Despite increases in the nation's population, affluence, and timber removals, US forest area has remained constant and timber inventory has risen 30 percent since 1952, according to an article in the Journal of Forestry. Industrial ecology, which analyzes the flow of timber through systems of production and consumption, seeks to explain how that happened; it also shows the leverage that consumers, sawmill managers, and foresters have to reduce harvested area and continue the rebirth of the American forest. Changes in demand by consumers, wood utilization by sawmills, and management by foresters can help conserve forests for uses other than timber. Of the three actors, however, foresters can exert the most leverage by increasing the growth rate of trees.
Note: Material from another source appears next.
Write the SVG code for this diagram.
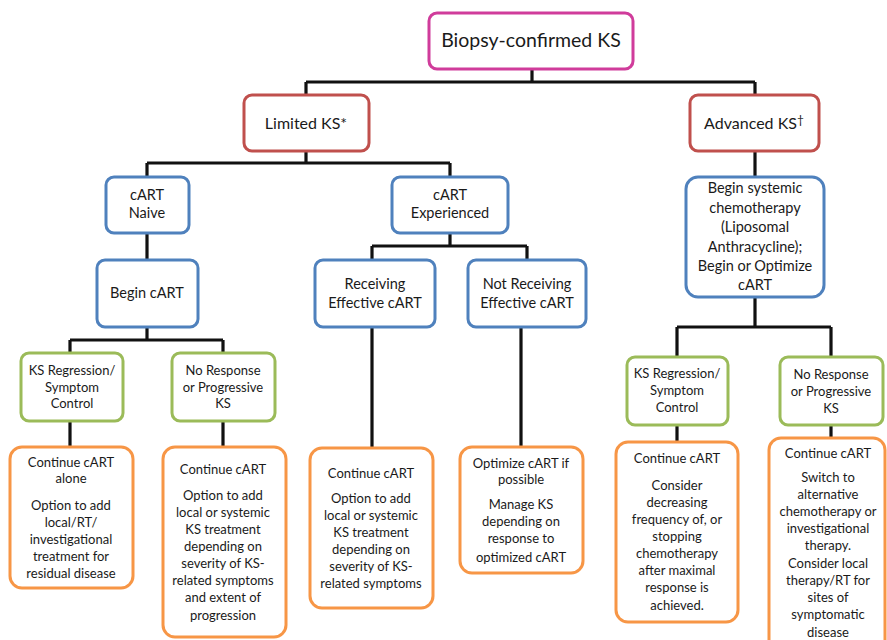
<svg xmlns="http://www.w3.org/2000/svg" width="887" height="640" viewBox="0 0 887 640">
<style>
.box{fill:#fff;stroke-width:3;}
.pink{stroke:#D03C9B;}
.red{stroke:#C0504D;}
.blue{stroke:#4F81BD;}
.green{stroke:#9BBB59;}
.orange{stroke:#F79646;}
text{font-family:Lato,"Open Sans",sans-serif;fill:#1a1a1a;text-anchor:middle;}
.t1{font-size:19.5px;}
.t2{font-size:16px;}
.t3{font-size:14.5px;}
.t4{font-size:13px;}
.conn{fill:none;stroke:#111;stroke-width:3.2;}
</style>
<rect width="887" height="640" fill="#fff"/>
<g id="connectors" class="conn">
<path d="M532 69V82M306 82H755M306 82V95M755 82V95"/>
<path d="M306 151V163M147 163H450M147 163V177M450 163V177"/>
<path d="M147 233V260"/>
<path d="M450 233V246M372 246H527M372 246V259M527 246V259"/>
<path d="M755 151V177"/>
<path d="M147 327V340M70 340H223M70 340V353M223 340V353"/>
<path d="M70 421V447M223 421V447"/>
<path d="M372 327V448M521 327V447"/>
<path d="M755 297V327M677 327H831M677 327V357M831 327V357"/>
<path d="M677 425V442M831 425V438"/>
</g>
<g id="n-biopsy"><rect class="box pink" x="429" y="13" width="204" height="56" rx="8"/><text class="t1" x="531" y="47">Biopsy-confirmed KS</text></g>
<g id="n-limited"><rect class="box red" x="244" y="95" width="125" height="56" rx="8"/><text class="t2" x="306" y="129">Limited KS*</text></g>
<g id="n-advanced"><rect class="box red" x="690" y="95" width="129" height="56" rx="8"/><text class="t2" x="754" y="129">Advanced KS<tspan font-size="12" dy="-5">†</tspan></text></g>
<g id="n-naive"><rect class="box blue" x="106" y="177" width="83" height="56" rx="8"/><text class="t3" x="147" y="200">cART</text><text class="t3" x="147" y="218">Naive</text></g>
<g id="n-experienced"><rect class="box blue" x="392" y="177" width="116" height="56" rx="8"/><text class="t3" x="450" y="200">cART</text><text class="t3" x="450" y="218">Experienced</text></g>
<g id="n-chemo"><rect class="box blue" x="686" y="177" width="138" height="120" rx="12"/>
<text class="t3" x="755" y="193">Begin systemic</text><text class="t3" x="755" y="213">chemotherapy</text><text class="t3" x="755" y="232">(Liposomal</text><text class="t3" x="755" y="252">Anthracycline);</text><text class="t3" x="755" y="271">Begin or Optimize</text><text class="t3" x="755" y="290">cART</text></g>
<g id="n-begin"><rect class="box blue" x="97" y="260" width="101" height="67" rx="8"/><text class="t3" x="147" y="298">Begin cART</text></g>
<g id="n-receiving"><rect class="box blue" x="315" y="260" width="120" height="67" rx="8"/><text class="t3" x="375" y="289">Receiving</text><text class="t3" x="375" y="308">Effective cART</text></g>
<g id="n-notreceiving"><rect class="box blue" x="468" y="260" width="118" height="67" rx="8"/><text class="t3" x="527" y="289">Not Receiving</text><text class="t3" x="527" y="308">Effective cART</text></g>
<g id="n-reg1"><rect class="box green" x="21" y="353" width="102" height="68" rx="8"/><text class="t4" x="72" y="375">KS Regression/</text><text class="t4" x="72" y="392">Symptom</text><text class="t4" x="72" y="408">Control</text></g>
<g id="n-nr1"><rect class="box green" x="172" y="353" width="103" height="68" rx="8"/><text class="t4" x="223" y="375">No Response</text><text class="t4" x="223" y="392">or Progressive</text><text class="t4" x="223" y="408">KS</text></g>
<g id="n-reg2"><rect class="box green" x="627" y="357" width="101" height="68" rx="8"/><text class="t4" x="677" y="378">KS Regression/</text><text class="t4" x="677" y="395">Symptom</text><text class="t4" x="677" y="412">Control</text></g>
<g id="n-nr2"><rect class="box green" x="780" y="357" width="103" height="68" rx="8"/><text class="t4" x="831" y="379">No Response</text><text class="t4" x="831" y="396">or Progressive</text><text class="t4" x="831" y="413">KS</text></g>
<g id="o1"><rect class="box orange" x="10" y="447" width="123" height="141" rx="12"/>
<text class="t4" x="71" y="467">Continue cART</text><text class="t4" x="71" y="483">alone</text><text class="t4" x="71" y="510">Option to add</text><text class="t4" x="71" y="527">local/RT/</text><text class="t4" x="71" y="544">investigational</text><text class="t4" x="71" y="561">treatment for</text><text class="t4" x="71" y="578">residual disease</text></g>
<g id="o2"><rect class="box orange" x="163" y="447" width="123" height="190" rx="12"/>
<text class="t4" x="223" y="474">Continue cART</text><text class="t4" x="223" y="500">Option to add</text><text class="t4" x="223" y="517">local or systemic</text><text class="t4" x="223" y="534">KS treatment</text><text class="t4" x="223" y="551">depending on</text><text class="t4" x="223" y="568">severity of KS-</text><text class="t4" x="223" y="585">related symptoms</text><text class="t4" x="223" y="602">and extent of</text><text class="t4" x="223" y="620">progression</text></g>
<g id="o3"><rect class="box orange" x="310" y="448" width="123" height="160" rx="12"/>
<text class="t4" x="371" y="478">Continue cART</text><text class="t4" x="371" y="503">Option to add</text><text class="t4" x="371" y="520">local or systemic</text><text class="t4" x="371" y="537">KS treatment</text><text class="t4" x="371" y="554">depending on</text><text class="t4" x="371" y="571">severity of KS-</text><text class="t4" x="371" y="588">related symptoms</text></g>
<g id="o4"><rect class="box orange" x="460" y="447" width="123" height="126" rx="12"/>
<text class="t4" x="521" y="468">Optimize cART if</text><text class="t4" x="521" y="484">possible</text><text class="t4" x="521" y="509">Manage KS</text><text class="t4" x="521" y="526">depending on</text><text class="t4" x="521" y="543">response to</text><text class="t4" x="521" y="562">optimized cART</text></g>
<g id="o5"><rect class="box orange" x="616" y="442" width="122" height="180" rx="12"/>
<text class="t4" x="677" y="463">Continue cART</text><text class="t4" x="677" y="490">Consider</text><text class="t4" x="677" y="507">decreasing</text><text class="t4" x="677" y="524">frequency of, or</text><text class="t4" x="677" y="541">stopping</text><text class="t4" x="677" y="558">chemotherapy</text><text class="t4" x="677" y="575">after maximal</text><text class="t4" x="677" y="592">response is</text><text class="t4" x="677" y="610">achieved.</text></g>
<g id="o6"><rect class="box orange" x="769" y="438" width="116" height="215" rx="12"/>
<text class="t4" x="828" y="458">Continue cART</text><text class="t4" x="828" y="482">Switch to</text><text class="t4" x="828" y="499">alternative</text><text class="t4" x="828" y="516">chemotherapy or</text><text class="t4" x="828" y="533">investigational</text><text class="t4" x="828" y="550">therapy.</text><text class="t4" x="828" y="568">Consider local</text><text class="t4" x="828" y="585">therapy/RT for</text><text class="t4" x="828" y="602">sites of</text><text class="t4" x="828" y="619">symptomatic</text><text class="t4" x="828" y="637">disease</text></g>
</svg>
In the tropics there has been some movement toward growing tropical timber in plantations, due to the increasing rarity of these valuable trees in the wild. According to the RIC Good Wood Project and Bruno Manser Foundation, there are some questions as to the ethics of establishment and management of such plantations. Sometimes rainforest is deliberately cleared to make room for timber plantations. Some claims that tropical timbers have originated in plantations are true. These would qualify as reasonably ethical sources of timber, if one is sure that the claims of their producers are true. This can be difficult, as there is a high monetary return and therefore great incentive for producers who provide misleading information.
Most Indonesian teak is grown in plantations in Java. Most of the Central American teak comes from Costa Rica, where, as for Indonesia, it is also an exotic species. The main teak-growing countries are Burma, Laos, Cambodia and Thailand, little of it in plantations. Illegal cutting is booming in these areas.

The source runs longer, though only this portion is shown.